## TASK TO CARRY OUT
Leaving out the pictures, retype the lines from the beginning of the listing through the line containing "const bandBottom = [0.8649, 0.7481, 0.5965];".

## MATERIAL PROVIDED
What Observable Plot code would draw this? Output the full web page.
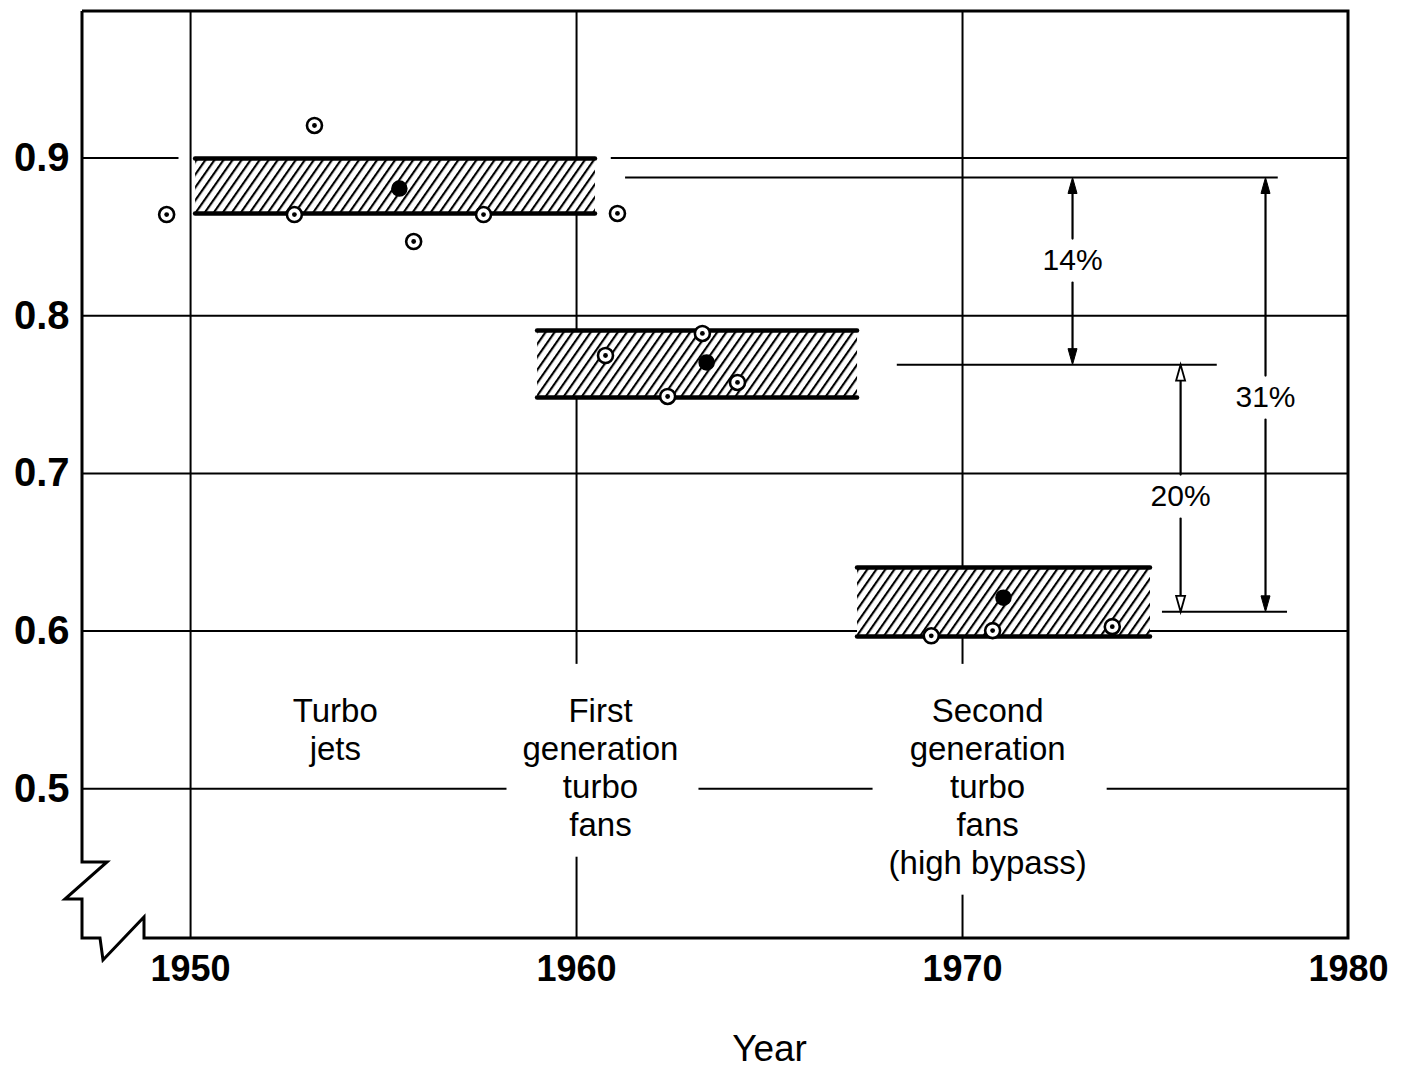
<!DOCTYPE html>
<html><head><meta charset="utf-8">
<script src="https://cdn.jsdelivr.net/npm/d3@7"></script>
<script src="https://cdn.jsdelivr.net/npm/@observablehq/plot@0.6"></script>
<style>html,body{margin:0;padding:0;background:#fff;overflow:hidden}</style>
</head><body><div id="chart"></div>
<script>
// ---- data ----
const xTicks = [1950, 1960, 1970, 1980];
const yTicks = [0.5, 0.6, 0.7, 0.8, 0.9];
const xDomain = [1947.2, 1980];
const yDomain = [0.405, 0.993];
const xTitle = "Year";
const xTitleYear = 1965;

// gridline interruption (0.9 line hidden around the turbojet band)
const gridGapY = [0.9];
const gridGapFrom = [1949.7];
const gridGapTo = [1960.9];

// technology bands (hatched)
const bandStart = [1950.13, 1958.99, 1967.28];
const bandEnd = [1960.49, 1967.28, 1974.87];
const bandTop = [0.8997, 0.7906, 0.6403];
const bandBottom = [0.8649, 0.7481, 0.5965];

// engine data points
const pointYears  = [1949.38, 1953.21, 1952.69, 1955.41, 1955.78, 1957.59, 1961.06,
                     1960.75, 1963.26, 1963.37, 1962.36, 1964.17,
                     1969.19, 1971.06, 1970.78, 1973.88];
const pointValues = [0.8642, 0.9207, 0.8642, 0.8807, 0.8471, 0.8642, 0.8649,
                     0.7748, 0.7888, 0.7704, 0.7488, 0.7577,
                     0.5970, 0.6212, 0.6003, 0.6028];
const pointFilled = [false, false, false, true, false, false, false,
                     false, false, true, false, false,
                     false, true, false, false];

// category labels
const categoryLabels = ["Turbo\njets", "First\ngeneration\nturbo\nfans", "Second\ngeneration\nturbo\nfans\n(high bypass)"];
const categoryX = [1953.75, 1960.62, 1970.65];
const categoryY = 0.5595;

// reference levels for the reductions
const refLevels = [0.8877, 0.769, 0.6122];
const refStart = [1961.27, 1968.31, 1975.18];
const refEnd = [1978.18, 1976.6, 1978.42];

// reduction arrows
const reductionLabels = ["14%", "20%", "31%"];
const reductionX = [1972.85, 1975.65, 1977.85];
const reductionFrom = [0.8877, 0.769, 0.8877];
const reductionTo = [0.769, 0.6122, 0.6122];
const reductionLabelY = [0.835, 0.6853, 0.7481];
const reductionHeadFilled = [true, false, true];

// ---- tables built from the arrays ----
const gridH = [];
for (const y of yTicks) {
  const gi = gridGapY.indexOf(y);
  if (gi < 0) gridH.push({y, x1: xDomain[0], x2: xDomain[1]});
  else {
    gridH.push({y, x1: xDomain[0], x2: gridGapFrom[gi]});
    gridH.push({y, x1: gridGapTo[gi], x2: xDomain[1]});
  }
}
const gridV = xTicks.filter(d => d < xDomain[1]);
const bands = bandStart.map((s, i) => ({x1: s, x2: bandEnd[i], top: bandTop[i], bottom: bandBottom[i]}));
const points = pointYears.map((x, i) => ({x, y: pointValues[i], filled: pointFilled[i]}));
const categories = categoryLabels.map((t, i) => ({text: t, x: categoryX[i], y: categoryY}));
const refs = refLevels.map((y, i) => ({y, x1: refStart[i], x2: refEnd[i]}));
const reductions = reductionLabels.map((t, i) => ({text: t, x: reductionX[i], from: reductionFrom[i], to: reductionTo[i], ly: reductionLabelY[i], filled: reductionHeadFilled[i]}));
const arrows = reductions.flatMap(r => [
  {x: r.x, from: r.ly, to: r.from, filled: r.filled},
  {x: r.x, from: r.ly, to: r.to, filled: r.filled}
]);

// narrow arrowhead symbol: tip at the origin, base below
const HEAD_LEN = 16, HEAD_HALF = 4.5;
const narrowHead = {
  draw(ctx, size) {
    ctx.moveTo(0, 0);
    ctx.lineTo(HEAD_HALF, HEAD_LEN);
    ctx.lineTo(-HEAD_HALF, HEAD_LEN);
    ctx.closePath();
  }
};

// frame with axis breaks, drawn from the plot dimensions
function frameWithBreak(index, scales, values, dimensions) {
  const {width, height, marginLeft, marginRight, marginTop, marginBottom} = dimensions;
  const L = marginLeft, R = width - marginRight, T = marginTop, B = height - marginBottom;
  const pts = [[L, T], [R, T], [R, B], [L + 62, B], [L + 62, B - 21], [L + 21, B + 22], [L + 18, B],
               [L, B], [L, B - 39], [L - 17, B - 39], [L + 25, B - 76], [L, B - 76], [L, T]];
  const p = document.createElementNS("http://www.w3.org/2000/svg", "path");
  p.setAttribute("d", "M" + pts.map(q => q.join(",")).join("L"));
  p.setAttribute("fill", "none");
  p.setAttribute("stroke", "black");
  p.setAttribute("stroke-width", "3");
  p.setAttribute("stroke-linejoin", "miter");
  return p;
}

const FONT = "'Liberation Sans', Arial, Helvetica, sans-serif";

const chart = Plot.plot({
  width: 1401,
  height: 1067,
  marginLeft: 82,
  marginRight: 53,
  marginTop: 11,
  marginBottom: 129,
  style: {fontFamily: FONT, background: "white", color: "black"},
  x: {domain: xDomain, axis: null},
  y: {domain: yDomain, axis: null},
  marks: [
    Plot.ruleY(gridH, {y: "y", x1: "x1", x2: "x2", stroke: "black", strokeWidth: 2}),
    Plot.ruleX(gridV, {x: d => d, stroke: "black", strokeWidth: 2}),
    Plot.ruleY(refs, {y: "y", x1: "x1", x2: "x2", stroke: "black", strokeWidth: 2}),
    Plot.rect(bands, {x1: "x1", x2: "x2", y1: "bottom", y2: "top", fill: "white"}),
    Plot.rect(bands, {x1: "x1", x2: "x2", y1: "bottom", y2: "top", fill: "black", ariaDescription: "hatch"}),
    Plot.ruleY(bands, {y: "top", x1: "x1", x2: "x2", stroke: "black", strokeWidth: 4.5, strokeLinecap: "round"}),
    Plot.ruleY(bands, {y: "bottom", x1: "x1", x2: "x2", stroke: "black", strokeWidth: 4.5, strokeLinecap: "round"}),
    frameWithBreak,
    Plot.arrow(arrows, {x1: "x", y1: "from", x2: "x", y2: "to", insetStart: 22, insetEnd: 8, headLength: 0, stroke: "black", strokeWidth: 2.2}),
    Plot.dot(arrows.filter(d => d.filled), {x: "x", y: "to", symbol: narrowHead, r: 5, rotate: d => d.to > d.from ? 0 : 180, fill: "black", stroke: "black", strokeWidth: 1}),
    Plot.dot(arrows.filter(d => !d.filled), {x: "x", y: "to", symbol: narrowHead, r: 5, rotate: d => d.to > d.from ? 0 : 180, fill: "white", stroke: "black", strokeWidth: 1.8}),
    Plot.dot(points.filter(d => !d.filled), {x: "x", y: "y", r: 7.5, fill: "white", stroke: "black", strokeWidth: 2.6}),
    Plot.dot(points.filter(d => !d.filled), {x: "x", y: "y", r: 2.4, fill: "black"}),
    Plot.dot(points.filter(d => d.filled), {x: "x", y: "y", r: 7.5, fill: "black", stroke: "black", strokeWidth: 1.5}),
    Plot.text(categories, {x: "x", y: "y", text: "text", lineAnchor: "top", lineHeight: 1.15, fontSize: 33, fill: "black", ariaDescription: "category"}),
    Plot.text(reductions, {x: "x", y: "ly", text: "text", fontSize: 30, fill: "black"}),
    Plot.text([xTitle], {x: xTitleYear, frameAnchor: "bottom", dy: 122, text: d => d, fontSize: 37, fill: "black"}),
    Plot.axisY({ticks: yTicks, tickSize: 0, tickPadding: 13, tickFormat: d3.format(".1f"), fontSize: 40, fontWeight: "bold", label: null, fill: "black"}),
    Plot.axisX({ticks: xTicks, tickSize: 0, tickPadding: 17, tickFormat: d => String(d), fontSize: 36, fontWeight: "bold", label: null, fill: "black"})
  ]
});

document.getElementById("chart").append(chart);

// hatch pattern
const NS = "http://www.w3.org/2000/svg";
const defs = document.createElementNS(NS, "defs");
const pat = document.createElementNS(NS, "pattern");
pat.setAttribute("id", "hatch");
pat.setAttribute("patternUnits", "userSpaceOnUse");
pat.setAttribute("width", "7.4");
pat.setAttribute("height", "20");
pat.setAttribute("patternTransform", "rotate(35)");
const pl = document.createElementNS(NS, "line");
pl.setAttribute("x1", "1"); pl.setAttribute("y1", "-2");
pl.setAttribute("x2", "1"); pl.setAttribute("y2", "22");
pl.setAttribute("stroke", "black");
pl.setAttribute("stroke-width", "2.3");
pat.append(pl);
defs.append(pat);
chart.insertBefore(defs, chart.firstChild);
const hg = chart.querySelector('g[aria-description="hatch"]');
if (hg) {
  hg.setAttribute("fill", "url(#hatch)");
  hg.querySelectorAll("rect").forEach(r => r.setAttribute("fill", "url(#hatch)"));
}

// white boxes behind the category labels
const cg = chart.querySelector('g[aria-description="category"]');
if (cg) {
  cg.querySelectorAll("text").forEach(t => {
    const bb = t.getBBox();
    const r = document.createElementNS(NS, "rect");
    r.setAttribute("x", bb.x - 16);
    r.setAttribute("y", bb.y - 28);
    r.setAttribute("width", bb.width + 36);
    r.setAttribute("height", bb.height + 42);
    r.setAttribute("fill", "white");
    r.setAttribute("stroke", "none");
    const tr = t.getAttribute("transform");
    if (tr) r.setAttribute("transform", tr);
    cg.insertBefore(r, t);
  });
}
</script>
</body></html>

## OUTPUT BELOW
What Observable Plot code would draw this? Output the full web page.
<!DOCTYPE html>
<html><head><meta charset="utf-8">
<script src="https://cdn.jsdelivr.net/npm/d3@7"></script>
<script src="https://cdn.jsdelivr.net/npm/@observablehq/plot@0.6"></script>
<style>html,body{margin:0;padding:0;background:#fff;overflow:hidden}</style>
</head><body><div id="chart"></div>
<script>
// ---- data ----
const xTicks = [1950, 1960, 1970, 1980];
const yTicks = [0.5, 0.6, 0.7, 0.8, 0.9];
const xDomain = [1947.2, 1980];
const yDomain = [0.405, 0.993];
const xTitle = "Year";
const xTitleYear = 1965;

// gridline interruption (0.9 line hidden around the turbojet band)
const gridGapY = [0.9];
const gridGapFrom = [1949.7];
const gridGapTo = [1960.9];

// technology bands (hatched)
const bandStart = [1950.13, 1958.99, 1967.28];
const bandEnd = [1960.49, 1967.28, 1974.87];
const bandTop = [0.8997, 0.7906, 0.6403];
const bandBottom = [0.8649, 0.7481, 0.5965];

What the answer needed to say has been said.